Story by CNBC

Mexico made headlines and earned praise from environmentalists this year when it pledged to cap and cut carbon emissions. Less discussed has been how Mexico may use U.S. natural gas to help it get there.

Mexico has been slowly developing noncarbon emitting energy sources such as solar and wind power, but it’s also been aggressively investing in natural gas infrastructure. It has converted many of its oil-burning power plants to natural gas, which emits less carbon dioxide than fuel oil—Mexico’s biggest fossil fuel for power generation.

The Mexican government pledged earlier this year that its greenhouse gas emissions will peak in 2026 and then begin declining. The Carbon Dioxide Information Analysis Center puts Mexico’s per-capita carbon dioxide emissions at slightly below the global average.

To be sure, many nations and groups of nations have set targets for greenhouse gas emissions that later had to be revised when they proved too ambitious. And some scientists have pointed out that the way much of that U.S. natural gas is pulled from the earth—hydraulic fracturing, or so-called “fracking”—is rife with its own environmental problems. That said, natural gas does burn more cleanly than the oil that Mexico uses to generate electricity today.

Renewable energy sources will play a growing role in Mexico’s energy mix, but “the move from fuel oil generation to natural gas is really the way you are going to see these dramatic drops in carbon emission,” said Duncan Wood, director of the Mexico Center at the Wilson Center, a policy research institute based in Washington, when he talked to CNBC earlier this year.

Unlike the United States, Mexico has traditionally relied heavily on fuel oil to generate electricity for its own citizens.
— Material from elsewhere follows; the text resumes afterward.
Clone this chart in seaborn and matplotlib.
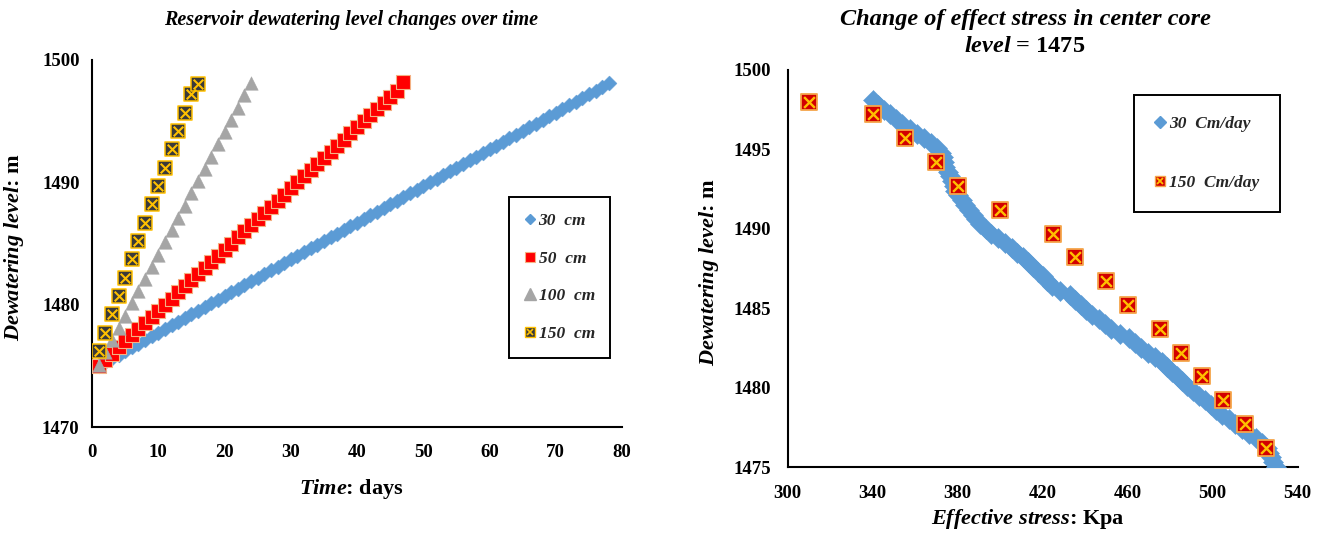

But Mexico’s state-owned electricity company, CFE, has retooled many of its fuel oil plants to run on natural gas.

And American firms such as Kinder Morgan and Energy Transfer Partners have been building pipelines to send natural gas from the United States to Mexico.

Recent regulatory reforms that opened Mexico’s oil and gas sector to private investment have accelerated the trend, according to James Brick, an analyst with Wood MacKenzie.

An abundance of natural gas from the U.S. shale boom is making natural gas a cheaper source of energy than oil is, and it makes more sense for Mexico to generate electricity with American gas, while exporting its own petroleum abroad, Brick told CNBC. It’s even more cost effective than taking advantage of Mexico’s own plentiful natural gas.

“Because U.S. prices are so low, it makes sense for them to input more U.S. gas as opposed to explore domestically,” Brick said. “Finding Mexican gas that could compete with U.S. gas would be difficult.”

The Mexican market consumes about 3 percent of the United States’ natural gas production, and that tally is expected to grow to 5 percent over the next several years, according to Donald Santa, president and chief executive of the Interstate Natural Gas Association of America, a trade association representing the natural gas pipeline industry. That may not sound like much, but it is a small slice of a very large pie, he said.

“A number of folks have noted that while there has been a lot of attention on exporting liquefied natural gas, Mexico has been a bit of a sleeping giant,” said Santa.

Big potential for solar

Brick says renewable energy sources such as wind and solar, plus noncarbon emitting sources such as nuclear and hydroelectric, will likely account for roughly 20 percent of Mexico’s power generation mix by the mid-2020s, while natural gas will grow to about 65 percent of the mix.

“In 2000, natural gas was just over 20 percent” of total electricity generation, Brick said. “Today it is just over 50 percent and we expect that to increase to 65 percent by 2030.”

Mexico has potential to develop wind energy, and its proximity to the equator makes is an excellent location for solar energy. Mexico has been signing deals with solar power companies, including a deal made earlier this year with the U.S.-based Pattern Energy to build one gigawatt of solar energy capacity in Mexico over the next five years.

“If you look at the solar resource in places like Baja, California, Sonora and a few other places, it’s world class,” Wood said. “There is not a better solar resource in the world. Although the solar industry has not really taken off, we are getting to the point where the price of solar in Mexico is not just competitive with most traditional fossil fuel” sources like coal and oil, “but is actually getting down to being competitive with natural gas.”